Когда я подошел к воротам усадьбы, от солнца осталась лишь бордовая полоса, а на парк опустилась туманная тень. Охранники проводили меня угрюмыми взглядами, когда я миновал проходную, а потом стали вполголоса переговариваться за моей спиной. Я быстро шел по аллее в полном одиночестве. Сырые сумерки приглушали мои шаги, и мне казалось, что у меня что-то случилось со слухом, что в мои уши вставлены ватные беруши, и я часто оглядывался, доверяя только зрению.
Когда я пересекал поляну рядом с конюшнями, туман уже сгустился настолько, что растворились контуры дома Татьяны, лишь нечетким желтым пятном горело окно. Чем ближе я к нему приближался, тем отчетливее видел силуэт человека, стоящего неподвижно и заслоняющего собой низкую лампу с бахромчатым розовым абажуром. Не знаю, какое у меня было выражение лица, когда я подошел к окну, но в груди происходила какая-то сердечная оргия. Я шел с каждым шагом медленнее, не в силах даже на мгновение отвести взгляд от окна. Когда приблизился к нему на расстояние вытянутой руки, то уже не дышал. Татьяна смотрела на меня, опираясь руками на подоконник, от ее дыхания стекло запотело, ресницы едва заметно дрожали, но мне показалось, что девушка меня не видит, смотрит сквозь меня. Я поднял руку и стукнул пальцем по стеклу.
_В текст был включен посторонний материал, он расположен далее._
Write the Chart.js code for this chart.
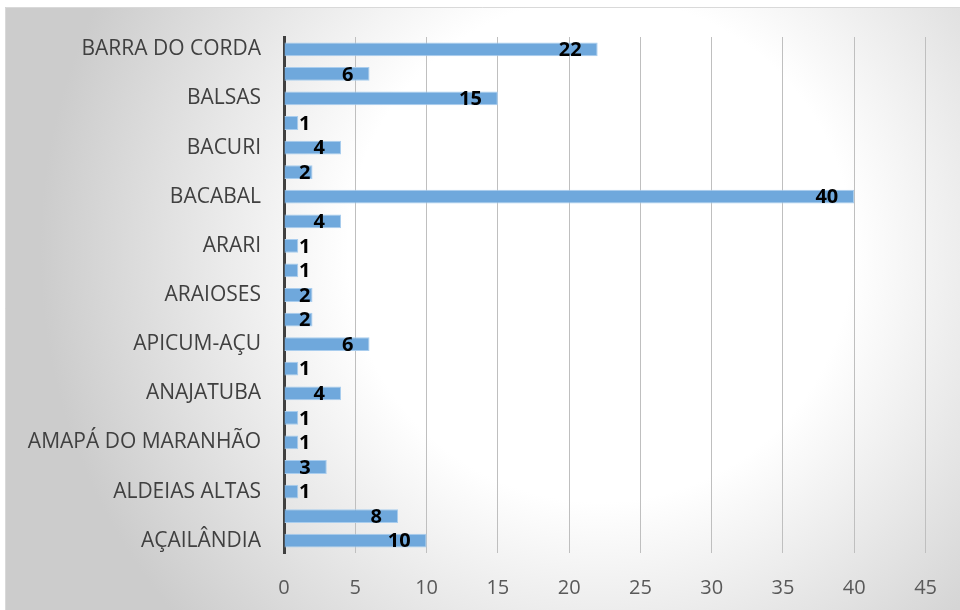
<!DOCTYPE html>
<html>
<head>
<meta charset="utf-8">
<script src="https://cdn.jsdelivr.net/npm/chart.js@4"></script>
<style>
  html, body { margin: 0; padding: 0; background: #ffffff; }
  #wrap { width: 960px; height: 610px; position: relative; }
</style>
</head>
<body>
<div id="wrap"><canvas id="chart" width="960" height="610"></canvas></div>
<script>
// categories listed bottom to top (axis is reversed)
const municipios = [
  'AÇAILÂNDIA', 'ALCÂNTARA', 'ALDEIAS ALTAS', 'ALTO ALEGRE DO PINDARÉ',
  'AMAPÁ DO MARANHÃO', 'AMARANTE DO MARANHÃO', 'ANAJATUBA', 'ANAPURUS',
  'APICUM-AÇU', 'ARAGUANÃ', 'ARAIOSES', 'ARAME', 'ARARI', 'AXIXÁ',
  'BACABAL', 'BACABEIRA', 'BACURI', 'BACURITUBA', 'BALSAS',
  'BARÃO DE GRAJAÚ', 'BARRA DO CORDA'
];
const quantidades = [10, 8, 1, 3, 1, 1, 4, 1, 6, 2, 2, 1, 1, 4, 40, 2, 4, 1, 15, 6, 22];
const xTicks = [0, 5, 10, 15, 20, 25, 30, 35, 40, 45];

const FONT = '"Open Sans", Carlito, sans-serif';

const backgroundPlugin = {
  id: 'bg',
  beforeDraw(chart) {
    const ctx = chart.ctx;
    ctx.save();
    ctx.fillStyle = '#ffffff';
    ctx.fillRect(0, 0, chart.width, chart.height);
    const g = ctx.createRadialGradient(600, 250, 0, 600, 250, 560);
    g.addColorStop(0, '#ffffff');
    g.addColorStop(0.45, '#ffffff');
    g.addColorStop(1, '#cccccc');
    ctx.fillStyle = g;
    ctx.fillRect(5, 7, chart.width - 5, chart.height - 7);
    ctx.strokeStyle = '#d9d9d9';
    ctx.lineWidth = 1;
    ctx.beginPath();
    ctx.moveTo(5.5, chart.height);
    ctx.lineTo(5.5, 7.5);
    ctx.lineTo(chart.width, 7.5);
    ctx.stroke();
    ctx.restore();
  }
};

const valueLabels = {
  id: 'valueLabels',
  afterDatasetsDraw(chart) {
    const ctx = chart.ctx;
    const base = chart.scales.x.getPixelForValue(0);
    ctx.save();
    ctx.font = 'bold 20px ' + FONT;
    ctx.fillStyle = '#000000';
    ctx.textBaseline = 'middle';
    ctx.textAlign = 'left';
    chart.getDatasetMeta(0).data.forEach((bar, i) => {
      const txt = String(quantidades[i]);
      const w = ctx.measureText(txt).width;
      let left = bar.x - 16 - w;
      if (left < base + 15) left = base + 15;
      ctx.fillText(txt, left, bar.y + 1);
    });
    ctx.restore();
  }
};

new Chart(document.getElementById('chart'), {
  type: 'bar',
  data: {
    labels: municipios,
    datasets: [{
      data: quantidades,
      backgroundColor: '#6fa8dc',
      borderColor: '#a9cdee',
      borderWidth: 1,
      barPercentage: 0.56,
      categoryPercentage: 1
    }]
  },
  options: {
    indexAxis: 'y',
    responsive: false,
    animation: false,
    layout: { padding: { left: 0, top: 37, right: 33, bottom: 0 } },
    plugins: {
      legend: { display: false },
      tooltip: { enabled: false }
    },
    scales: {
      x: {
        min: 0,
        max: 45,
        afterBuildTicks: (scale) => { scale.ticks = xTicks.map(v => ({ value: v })); },
        afterFit: (scale) => { scale.height = 57; },
        grid: { color: '#bfbfbf', lineWidth: 1, drawTicks: false },
        border: { display: false },
        ticks: {
          padding: 23,
          color: '#595959',
          font: { family: FONT, size: 20 }
        }
      },
      y: {
        reverse: true,
        afterFit: (scale) => { scale.width = 284; },
        grid: { display: false, drawTicks: false },
        border: { display: true, color: '#404040', width: 3 },
        ticks: {
          autoSkip: false,
          padding: 23,
          color: '#404040',
          font: { family: FONT, size: 21 },
          callback: function (value, index) {
            return index % 2 === 0 ? this.getLabelForValue(value) : '';
          }
        }
      }
    }
  },
  plugins: [backgroundPlugin, valueLabels]
});
</script>
</body>
</html>
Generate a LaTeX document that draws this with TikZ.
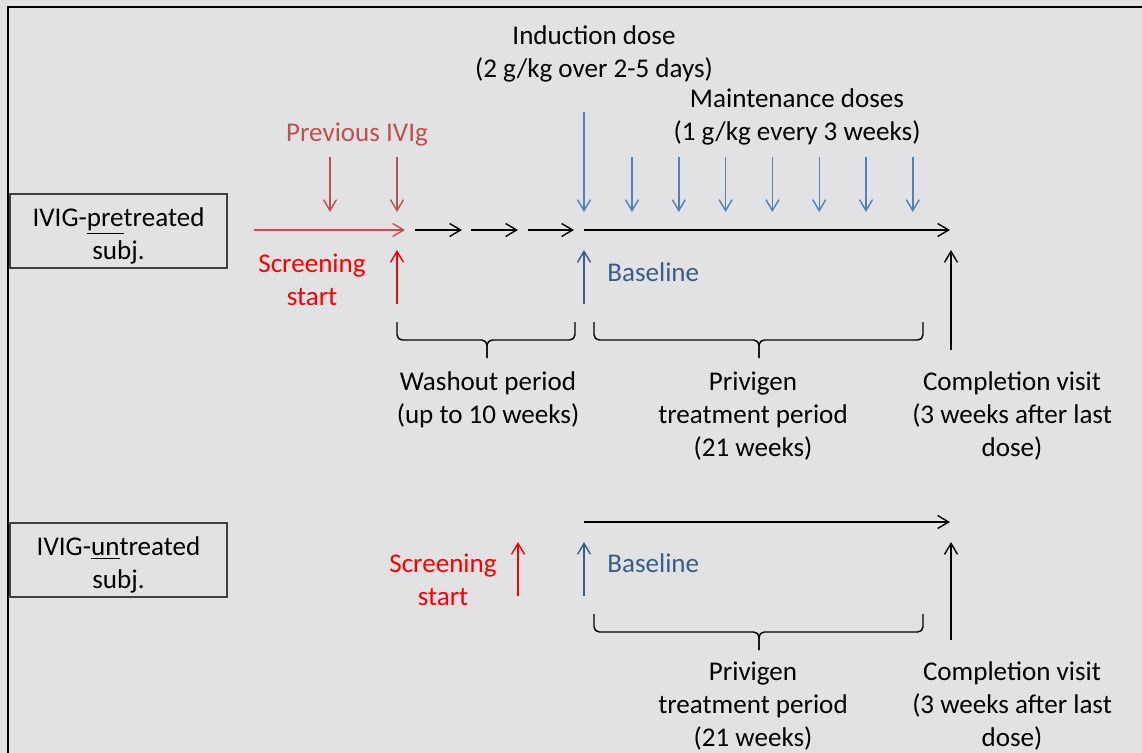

Она вздрогнула, отошла от окна, взяла со спинки стула плащ и погасила в комнате свет. Скрипнул дверной запор. Девушка вышла на порог. Мы стояли друг против друга и молчали. Я взял ее ладони. Они были ледяными, словно Татьяна только что мыла руки в пруду, посреди которого еще плавал тонкий и рыхлый лед.